By internalising environmental costs and applying market based instruments harmful projects should be made unprofitable while careful planning and mitigation of impacts paying off,
The decommissioning of obsolete dams or of structures at locations critical for river continuity has to be planned in a strategic manner, as is practiced in France for example.
2) Before an increase of hydropower capacity can be discussed, a long-term energy policy needs to be defined aiming at phasing out fossil fuels and nuclear energy while reducing overall energy consumption. Based on this policy, sustainable energy scenarios should be developed and integrated on regional level. These scenarios show which role hydropower (considering its negative impacts) can play, what energy savings and demand reduction can achieve; they define needs for grid upgrading (“Smart Grids”) and incorporate rural development aspects.
3) In case the long-term sustainable energy policy identifies a role for hydropower, the full potential for optimising (upgrade, refurbish, possibly extend etc) existing hydropower infrastructure has to be exhausted while lowering overall environmental impacts. Such technical mitigation measures (e.g. turbines with lower fish mortality rates) adjusted to size and type of the plant can considerably increase energy production without deteriorating environmental conditions.
4) Only if the optimisation potential has been exhausted and no environmentally better options exist, new hydropower plants can be considered. They must be based on strategic pre-planning mechanisms to achieve environmental integration and developed in cooperation with stakeholders (including NGOs), comprising the following elements:
- areas not suitable for new hydropower are to be defined and mapped under a basin-wide agreed set of scientifically sound ecological, cultural and social criteria. The protection of these areas should be made legally binding either at national and/or at regional/basin level.

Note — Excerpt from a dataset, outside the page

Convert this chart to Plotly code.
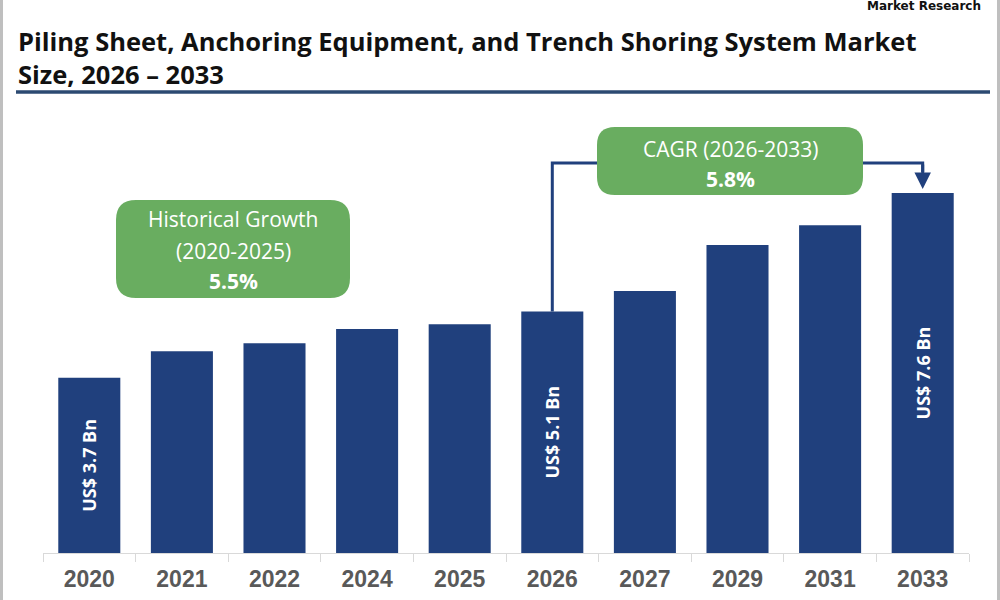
import plotly.graph_objects as go

# ---------------- data ----------------
years = ["2020", "2021", "2022", "2024", "2025", "2026", "2027", "2029", "2031", "2033"]
values = [3.7, 4.26, 4.43, 4.73, 4.83, 5.1, 5.53, 6.5, 6.92, 7.6]
labelled = {"2020": "US$ 3.7 Bn", "2026": "US$ 5.1 Bn", "2033": "US$ 7.6 Bn"}
title_lines = ["Piling Sheet, Anchoring Equipment, and Trench Shoring System Market",
               "Size, 2026 \u2013 2033"]
hist_lines = ["Historical Growth", "(2020-2025)", "5.5%"]
cagr_lines = ["CAGR (2026-2033)", "5.8%"]
brand = "Market Research"

# ---------------- layout helpers ----------------
W, H = 1000, 600
ML, MR, MT, MB = 43, 31, 100, 47
PW, PH = W - ML - MR, H - MT - MB
BASE = H - MB
YMAX = PH * 7.6 / 360.0

def X(px):
    return (px - ML) / PW

def Y(py):
    return (BASE - py) / PH

NAVY = "#20407D"
GREEN = "#69AD60"
FONT = "Open Sans"

def rounded_rect(x0, y0, x1, y1, r):
    rx, ry = r / PW, r / PH
    a, b, c, d = X(x0), Y(y1), X(x1), Y(y0)  # left, bottom, right, top in paper
    return (f"M {a+rx},{b} L {c-rx},{b} Q {c},{b} {c},{b+ry} "
            f"L {c},{d-ry} Q {c},{d} {c-rx},{d} L {a+rx},{d} "
            f"Q {a},{d} {a},{d-ry} L {a},{b+ry} Q {a},{b} {a+rx},{b} Z")

texts = [labelled.get(y, "") for y in years]

fig = go.Figure(go.Bar(
    x=years, y=values, marker=dict(color=NAVY, line=dict(width=0)),
    text=texts, textposition="inside", insidetextanchor="middle", textangle=-90,
    textfont=dict(family=FONT, size=18, color="white", weight="bold"),
    constraintext="none", hoverinfo="skip",
))

shapes = []
# side borders
shapes.append(dict(type="rect", xref="paper", yref="paper", x0=X(0), x1=X(3), y0=Y(600), y1=Y(0),
                   fillcolor="#BFBFBF", line=dict(width=0), layer="above"))
shapes.append(dict(type="rect", xref="paper", yref="paper", x0=X(997), x1=X(1000), y0=Y(600), y1=Y(0),
                   fillcolor="#BFBFBF", line=dict(width=0), layer="above"))
# title underline
shapes.append(dict(type="line", xref="paper", yref="paper", x0=X(16), x1=X(990), y0=Y(92), y1=Y(92),
                   line=dict(color="#2C4A72", width=3.5)))
# green boxes
shapes.append(dict(type="path", xref="paper", yref="paper", path=rounded_rect(116, 200, 350, 298, 20),
                   fillcolor=GREEN, line=dict(width=0)))
shapes.append(dict(type="path", xref="paper", yref="paper", path=rounded_rect(597, 127, 863, 195, 18),
                   fillcolor=GREEN, line=dict(width=0)))
# connectors
n = len(years)
i26, i33 = years.index("2026"), years.index("2033")
x26 = (i26 + 0.5) / n
x33 = (i33 + 0.5) / n
y26 = values[i26] / YMAX
shapes.append(dict(type="path", xref="paper", yref="paper",
                   path=f"M {x26},{y26} L {x26},{Y(163)} L {X(597)},{Y(163)}",
                   line=dict(color=NAVY, width=3)))
shapes.append(dict(type="path", xref="paper", yref="paper",
                   path=f"M {X(863)},{Y(163)} L {x33},{Y(163)} L {x33},{Y(172)}",
                   line=dict(color=NAVY, width=3)))

annotations = []
# title
annotations.append(dict(xref="paper", yref="paper", x=X(16), y=Y(22), xanchor="left", yanchor="top",
                        text="<br>".join(title_lines), showarrow=False, align="left",
                        font=dict(family=FONT, size=25.5, color="#111111", weight="bold")))
# brand
annotations.append(dict(xref="paper", yref="paper", x=X(983), y=Y(6), xanchor="right", yanchor="middle",
                        text=brand, showarrow=False,
                        font=dict(family="DejaVu Sans", size=12, color="#111111", weight="bold")))
# box texts
for txt, py, bold in zip(hist_lines, [219, 251, 281], [False, False, True]):
    annotations.append(dict(xref="paper", yref="paper", x=X(233), y=Y(py), xanchor="center", yanchor="middle",
                            text=txt, showarrow=False,
                            font=dict(family=FONT, size=21, color="white", weight="bold" if bold else "normal")))
for txt, py, bold in zip(cagr_lines, [149, 179], [False, True]):
    annotations.append(dict(xref="paper", yref="paper", x=X(730), y=Y(py), xanchor="center", yanchor="middle",
                            text=txt, showarrow=False,
                            font=dict(family=FONT, size=21, color="white", weight="bold" if bold else "normal")))
# arrow head
annotations.append(dict(xref="paper", yref="paper", x=x33, y=values[i33] / YMAX + 4 / PH,
                        ax=0, ay=-26, showarrow=True, arrowhead=2, arrowsize=1.1, arrowwidth=3,
                        arrowcolor=NAVY, standoff=0, text=""))

fig.update_layout(
    width=W, height=H, margin=dict(l=ML, r=MR, t=MT, b=MB, autoexpand=False),
    paper_bgcolor="white", plot_bgcolor="white", showlegend=False,
    bargap=0.33, shapes=shapes, annotations=annotations,
    xaxis=dict(type="category", showline=True, linecolor="#D9D9D9", linewidth=1,
               ticks="outside", tickson="boundaries", ticklen=8, tickcolor="#D9D9D9",
               ticklabelstandoff=5, automargin=False,
               tickfont=dict(family="Liberation Sans", size=23, color="#595959", weight="bold"),
               showgrid=False, fixedrange=True),
    yaxis=dict(range=[0, YMAX], visible=False, showgrid=False, fixedrange=True, automargin=False),
)

fig.write_html("out.html", config={"displayModeBar": False})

- Besides areas not suitable for new hydropower development, different sensitivity classes should be defined that indicate decreasing ecological priority (and increasing acceptability for hydropower developments).
- Criteria for defining sensitivity classes in particular areas not suitable for new hydropower development encompass:
- Protected Areas of global, EU, and national status, including riverine landscapes of outstanding value (e.g. national heritage, still intact sub-basins/valleys),
- river systems featuring reference conditions,
- Ecological aspects, paying attention to the need of adapting to a changing climate (i.e. ecological status, hydromorphology, habitats and species of global or EU importance outside of protected areas, national biodiversity strategy, endemism, “hot spots” such as river stretches with actual or potential high fish species diversity),
- Existing and potential longitudinal and lateral continuity/connectivity with respect to upstream and downstream migration of fish and invertebrates (benthos), and sediment transport.
- SEAs have to become mandatory for new hydropower development plans.
- Technical specifications (operation, lay-out, size etc) for hydropower installations leading to lowest impact is also to be specified per river sections.
B) Project level
- Proper application of the EIA Directive with review by independent experts must involve (a) a complete and proper list of environmental issues; (b) scientifically sound reports about the expected environmental impacts and proposals of feasible environmental measures; (c) a legally binding text of concessions approved by the competent authority; (d) proper implementation and monitoring, including necessary amendments.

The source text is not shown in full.